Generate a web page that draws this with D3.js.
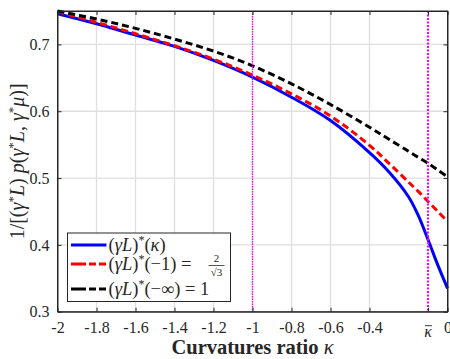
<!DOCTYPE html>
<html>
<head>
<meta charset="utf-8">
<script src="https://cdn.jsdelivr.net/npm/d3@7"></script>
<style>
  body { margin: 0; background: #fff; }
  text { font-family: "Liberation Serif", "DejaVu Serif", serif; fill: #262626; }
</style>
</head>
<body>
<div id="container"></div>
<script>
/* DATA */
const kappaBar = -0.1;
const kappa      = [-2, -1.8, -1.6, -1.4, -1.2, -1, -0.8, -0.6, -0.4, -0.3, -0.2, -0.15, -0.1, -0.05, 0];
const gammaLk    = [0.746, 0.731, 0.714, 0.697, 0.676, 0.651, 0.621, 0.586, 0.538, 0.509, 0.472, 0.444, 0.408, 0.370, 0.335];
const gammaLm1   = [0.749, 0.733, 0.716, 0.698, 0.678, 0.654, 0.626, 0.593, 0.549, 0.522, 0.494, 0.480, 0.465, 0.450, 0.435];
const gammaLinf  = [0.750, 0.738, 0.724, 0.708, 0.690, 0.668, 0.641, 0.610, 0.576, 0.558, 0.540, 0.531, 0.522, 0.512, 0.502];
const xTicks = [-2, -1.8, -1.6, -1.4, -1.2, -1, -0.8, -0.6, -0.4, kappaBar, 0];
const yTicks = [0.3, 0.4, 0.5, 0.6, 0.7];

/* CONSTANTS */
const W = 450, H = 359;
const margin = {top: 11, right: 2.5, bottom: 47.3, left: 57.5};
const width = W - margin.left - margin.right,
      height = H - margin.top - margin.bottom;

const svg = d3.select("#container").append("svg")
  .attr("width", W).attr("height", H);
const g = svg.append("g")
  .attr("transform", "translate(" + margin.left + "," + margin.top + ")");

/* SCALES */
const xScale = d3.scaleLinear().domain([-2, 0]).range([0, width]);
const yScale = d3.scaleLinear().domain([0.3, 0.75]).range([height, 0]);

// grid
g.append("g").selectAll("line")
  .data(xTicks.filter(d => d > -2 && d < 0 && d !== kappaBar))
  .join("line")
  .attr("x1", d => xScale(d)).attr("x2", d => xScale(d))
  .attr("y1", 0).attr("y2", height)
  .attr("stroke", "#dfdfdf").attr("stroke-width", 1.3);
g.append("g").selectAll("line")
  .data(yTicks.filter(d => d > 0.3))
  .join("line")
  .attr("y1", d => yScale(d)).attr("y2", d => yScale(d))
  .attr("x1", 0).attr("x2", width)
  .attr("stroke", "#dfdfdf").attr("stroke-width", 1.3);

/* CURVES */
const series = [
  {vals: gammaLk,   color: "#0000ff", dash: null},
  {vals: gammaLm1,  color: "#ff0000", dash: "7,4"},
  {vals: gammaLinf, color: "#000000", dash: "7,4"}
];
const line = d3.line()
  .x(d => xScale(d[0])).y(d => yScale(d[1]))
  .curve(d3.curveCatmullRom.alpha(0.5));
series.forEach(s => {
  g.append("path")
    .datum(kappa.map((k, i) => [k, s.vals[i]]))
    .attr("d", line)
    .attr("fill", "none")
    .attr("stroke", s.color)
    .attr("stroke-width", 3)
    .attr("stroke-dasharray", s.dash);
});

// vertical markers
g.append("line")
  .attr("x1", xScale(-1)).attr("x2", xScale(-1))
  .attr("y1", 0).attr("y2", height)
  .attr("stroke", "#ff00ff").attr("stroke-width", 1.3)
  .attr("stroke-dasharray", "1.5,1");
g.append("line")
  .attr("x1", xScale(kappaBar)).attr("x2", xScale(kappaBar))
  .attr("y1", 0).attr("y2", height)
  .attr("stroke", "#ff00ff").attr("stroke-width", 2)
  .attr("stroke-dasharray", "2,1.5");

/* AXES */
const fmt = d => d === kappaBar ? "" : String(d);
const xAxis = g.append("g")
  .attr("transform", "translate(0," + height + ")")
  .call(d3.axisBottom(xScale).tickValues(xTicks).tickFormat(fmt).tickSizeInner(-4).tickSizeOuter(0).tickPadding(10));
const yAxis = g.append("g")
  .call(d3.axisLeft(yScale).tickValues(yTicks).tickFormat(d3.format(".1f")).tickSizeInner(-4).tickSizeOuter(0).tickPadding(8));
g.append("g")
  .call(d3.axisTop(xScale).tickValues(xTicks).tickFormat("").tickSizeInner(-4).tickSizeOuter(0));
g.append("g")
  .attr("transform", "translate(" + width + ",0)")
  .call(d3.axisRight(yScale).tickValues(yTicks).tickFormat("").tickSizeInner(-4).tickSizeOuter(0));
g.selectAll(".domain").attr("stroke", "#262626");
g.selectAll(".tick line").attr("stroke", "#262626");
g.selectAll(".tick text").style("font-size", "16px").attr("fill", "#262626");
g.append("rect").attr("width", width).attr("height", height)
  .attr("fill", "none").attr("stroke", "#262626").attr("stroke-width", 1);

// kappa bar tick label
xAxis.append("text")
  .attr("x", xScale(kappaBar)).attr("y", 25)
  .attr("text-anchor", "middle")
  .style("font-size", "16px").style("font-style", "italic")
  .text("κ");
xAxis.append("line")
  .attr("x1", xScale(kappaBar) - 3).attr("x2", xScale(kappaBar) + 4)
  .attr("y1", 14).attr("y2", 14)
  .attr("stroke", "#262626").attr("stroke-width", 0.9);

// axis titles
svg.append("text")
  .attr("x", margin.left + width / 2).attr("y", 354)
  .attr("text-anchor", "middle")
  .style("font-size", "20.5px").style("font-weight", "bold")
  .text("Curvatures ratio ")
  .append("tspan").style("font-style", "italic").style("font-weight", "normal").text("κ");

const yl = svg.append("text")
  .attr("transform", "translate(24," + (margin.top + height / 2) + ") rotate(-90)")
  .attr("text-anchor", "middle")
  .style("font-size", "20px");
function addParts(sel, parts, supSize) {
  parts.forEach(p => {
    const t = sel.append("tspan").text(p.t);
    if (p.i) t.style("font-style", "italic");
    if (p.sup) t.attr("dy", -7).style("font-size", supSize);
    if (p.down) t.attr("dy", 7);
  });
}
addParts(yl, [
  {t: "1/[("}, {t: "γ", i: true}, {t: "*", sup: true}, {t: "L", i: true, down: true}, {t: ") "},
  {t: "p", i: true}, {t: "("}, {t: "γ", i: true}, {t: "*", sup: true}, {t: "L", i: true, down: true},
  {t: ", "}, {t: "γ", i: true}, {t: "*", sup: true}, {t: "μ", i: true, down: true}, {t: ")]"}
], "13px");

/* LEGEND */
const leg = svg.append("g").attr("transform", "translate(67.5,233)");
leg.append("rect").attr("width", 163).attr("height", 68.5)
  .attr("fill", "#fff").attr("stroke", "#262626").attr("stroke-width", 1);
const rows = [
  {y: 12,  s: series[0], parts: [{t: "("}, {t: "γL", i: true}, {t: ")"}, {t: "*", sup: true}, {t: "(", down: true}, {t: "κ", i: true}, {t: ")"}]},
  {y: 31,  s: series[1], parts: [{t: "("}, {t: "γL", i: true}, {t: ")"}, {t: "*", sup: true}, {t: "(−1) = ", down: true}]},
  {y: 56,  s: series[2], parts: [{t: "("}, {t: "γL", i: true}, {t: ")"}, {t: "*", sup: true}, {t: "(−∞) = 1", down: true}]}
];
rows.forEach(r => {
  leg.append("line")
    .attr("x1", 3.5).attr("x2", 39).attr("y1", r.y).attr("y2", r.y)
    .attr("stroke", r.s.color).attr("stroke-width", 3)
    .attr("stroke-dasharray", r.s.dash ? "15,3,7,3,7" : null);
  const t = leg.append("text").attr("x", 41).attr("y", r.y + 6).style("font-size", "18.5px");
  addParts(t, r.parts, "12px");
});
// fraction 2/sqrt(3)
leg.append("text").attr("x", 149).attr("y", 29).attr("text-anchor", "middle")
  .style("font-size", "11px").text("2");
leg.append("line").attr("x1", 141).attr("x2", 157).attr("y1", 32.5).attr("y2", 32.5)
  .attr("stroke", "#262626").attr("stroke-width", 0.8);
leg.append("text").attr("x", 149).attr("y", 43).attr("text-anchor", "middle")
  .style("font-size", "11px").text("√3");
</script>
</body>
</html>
------------------------------------------------
Leave out the pictures and repeat exactly the lines from the start of the material through the line that contains "height = H - margin.top", both included.

Generate a web page that draws this with D3.js.
<!DOCTYPE html>
<html>
<head>
<meta charset="utf-8">
<script src="https://cdn.jsdelivr.net/npm/d3@7"></script>
<style>
  body { margin: 0; background: #fff; }
  text { font-family: "Liberation Serif", "DejaVu Serif", serif; fill: #262626; }
</style>
</head>
<body>
<div id="container"></div>
<script>
/* DATA */
const kappaBar = -0.1;
const kappa      = [-2, -1.8, -1.6, -1.4, -1.2, -1, -0.8, -0.6, -0.4, -0.3, -0.2, -0.15, -0.1, -0.05, 0];
const gammaLk    = [0.746, 0.731, 0.714, 0.697, 0.676, 0.651, 0.621, 0.586, 0.538, 0.509, 0.472, 0.444, 0.408, 0.370, 0.335];
const gammaLm1   = [0.749, 0.733, 0.716, 0.698, 0.678, 0.654, 0.626, 0.593, 0.549, 0.522, 0.494, 0.480, 0.465, 0.450, 0.435];
const gammaLinf  = [0.750, 0.738, 0.724, 0.708, 0.690, 0.668, 0.641, 0.610, 0.576, 0.558, 0.540, 0.531, 0.522, 0.512, 0.502];
const xTicks = [-2, -1.8, -1.6, -1.4, -1.2, -1, -0.8, -0.6, -0.4, kappaBar, 0];
const yTicks = [0.3, 0.4, 0.5, 0.6, 0.7];

/* CONSTANTS */
const W = 450, H = 359;
const margin = {top: 11, right: 2.5, bottom: 47.3, left: 57.5};
const width = W - margin.left - margin.right,
      height = H - margin.top - margin.bottom;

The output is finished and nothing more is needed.